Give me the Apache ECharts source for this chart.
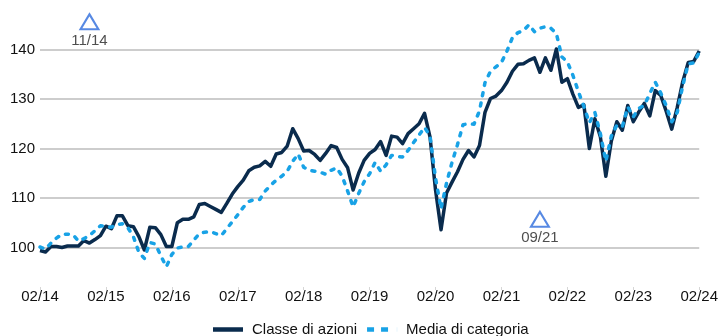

-=-=-

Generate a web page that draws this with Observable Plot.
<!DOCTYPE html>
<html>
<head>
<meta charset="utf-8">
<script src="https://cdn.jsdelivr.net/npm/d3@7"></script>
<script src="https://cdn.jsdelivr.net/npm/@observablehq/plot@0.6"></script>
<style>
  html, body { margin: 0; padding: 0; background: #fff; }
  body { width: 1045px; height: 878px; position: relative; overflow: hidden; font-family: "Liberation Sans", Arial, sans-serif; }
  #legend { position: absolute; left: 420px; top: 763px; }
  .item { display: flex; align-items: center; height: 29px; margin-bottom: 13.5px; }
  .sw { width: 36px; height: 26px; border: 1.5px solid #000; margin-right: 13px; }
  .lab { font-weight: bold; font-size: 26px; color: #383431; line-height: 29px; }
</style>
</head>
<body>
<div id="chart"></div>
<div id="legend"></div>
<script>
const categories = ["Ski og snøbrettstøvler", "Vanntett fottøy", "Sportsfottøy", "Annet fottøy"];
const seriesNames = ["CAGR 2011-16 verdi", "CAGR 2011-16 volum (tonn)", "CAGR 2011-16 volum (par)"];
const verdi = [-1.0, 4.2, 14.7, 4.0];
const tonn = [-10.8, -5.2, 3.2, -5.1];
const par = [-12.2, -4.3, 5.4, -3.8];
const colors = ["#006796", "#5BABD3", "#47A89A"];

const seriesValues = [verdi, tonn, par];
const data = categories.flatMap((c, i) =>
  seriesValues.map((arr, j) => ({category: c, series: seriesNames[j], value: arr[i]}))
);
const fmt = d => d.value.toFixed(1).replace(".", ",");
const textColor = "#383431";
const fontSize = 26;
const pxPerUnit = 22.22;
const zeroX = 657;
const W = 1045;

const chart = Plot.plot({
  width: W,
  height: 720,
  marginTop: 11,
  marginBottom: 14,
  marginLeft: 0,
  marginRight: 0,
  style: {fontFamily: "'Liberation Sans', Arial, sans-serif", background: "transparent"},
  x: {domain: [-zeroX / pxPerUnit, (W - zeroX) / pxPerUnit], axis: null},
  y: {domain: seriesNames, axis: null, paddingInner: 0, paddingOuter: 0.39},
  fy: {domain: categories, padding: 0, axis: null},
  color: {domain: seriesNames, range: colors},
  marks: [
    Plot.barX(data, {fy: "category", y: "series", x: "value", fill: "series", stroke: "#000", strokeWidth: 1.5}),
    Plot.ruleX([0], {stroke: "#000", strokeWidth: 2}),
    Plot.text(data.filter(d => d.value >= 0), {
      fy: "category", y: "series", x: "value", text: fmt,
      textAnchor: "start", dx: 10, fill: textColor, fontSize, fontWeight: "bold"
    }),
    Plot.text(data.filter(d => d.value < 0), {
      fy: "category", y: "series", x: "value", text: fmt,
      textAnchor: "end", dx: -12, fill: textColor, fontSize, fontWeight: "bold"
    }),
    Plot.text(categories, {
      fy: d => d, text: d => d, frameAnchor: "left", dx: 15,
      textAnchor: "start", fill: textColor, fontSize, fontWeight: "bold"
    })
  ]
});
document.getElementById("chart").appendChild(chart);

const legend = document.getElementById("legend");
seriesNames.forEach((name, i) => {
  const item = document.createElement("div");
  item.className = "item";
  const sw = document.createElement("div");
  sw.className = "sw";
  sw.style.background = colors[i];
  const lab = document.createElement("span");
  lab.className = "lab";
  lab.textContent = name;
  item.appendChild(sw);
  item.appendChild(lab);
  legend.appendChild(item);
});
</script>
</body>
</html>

-=-=-

- OBJECTIVE -
From the entries, copy out each line containing the word "chart".

- WRITTEN ANSWER -
Give me the Apache ECharts source for this chart.
<div id="chart"></div>
const chart = Plot.plot({
document.getElementById("chart").appendChild(chart);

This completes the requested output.